Similar claims have been made going back to the original CARES Act supplement. But at least three reports published last summer found no evidence for such assertions.

“Workers who experienced larger increases in UI generosity did not experience larger declines in employment when the benefits expansion went into effect,” stated the authors of a Yale University report from July 2020.

While the Department of Workforce Development reported last week that unemployment had fallen to 3.8% in January 2021, the number of non-farm jobs remained more than 150,000 below January 2020.

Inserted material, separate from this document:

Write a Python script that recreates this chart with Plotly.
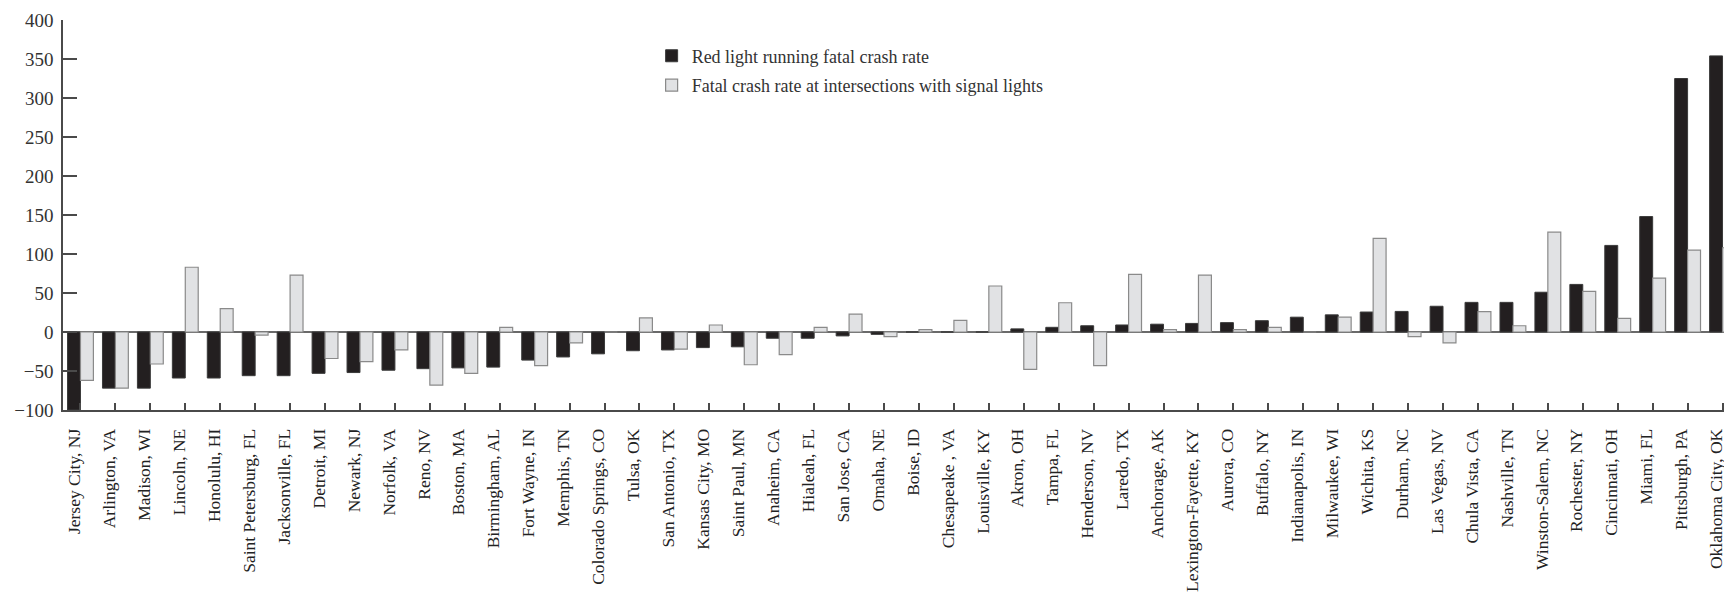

Democratic lawmakers called on the Legislature to act quickly and once again suspend the waiting period so jobless Wisconsin residents qualify for the $300 weekly supplement from the first week.

“We owe it to our struggling constituents to act with urgency and bring home critical federal dollars to Wisconsin families,” Rep. Sara Rodriguez (D-Brookfield) said Wednesday, suggesting that failing to act would “punish the people of Wisconsin just to settle a political score.”

In the Senate — where Democrats have introduced a bill extending the suspension of the waiting period to Sept. 5 — Sen. Jeff

Smith (D-Brunswick) criticized his Republican colleagues for not acting as well this week.

Smith noted that when the original CARES Act was signed in late March, Republican leaders in the Legislature delayed convening until mid-April. Because they didn’t waive the waiting period sooner, the state lost an estimated $25 million in federal reimbursement tied to the end of the waiting period.

A DWD spokesperson said Friday that while the agency has fully implemented the supplemental unemployment benefit — called Federal Pandemic Unemployment Compensation (FPUC) — newly jobless people will have to wait one week before receiving it.

“People receive the $300 FPUC supplement when they are currently receiving benefits from an unemployment program,” DWD communications specialist Alaina Knief told the Wisconsin Examiner.

“Claimants eligible for unemployment benefits will continue to receive FPUC payments any week they are eligible for benefits through the week ending September 4, 2021,” Knief explained. People who are serving a one-week waiting period before receiving benefits “will not receive an FPUC payment for that week.”

For states that waive the waiting period, ARPA provides a 100% reimbursement from the federal government for the first week of all unemployment benefits paid, including the FPUC supplement, she said.

This article has been updated to clarify that the loss of supplemental benefits is only for the waiting period week, not beyond that.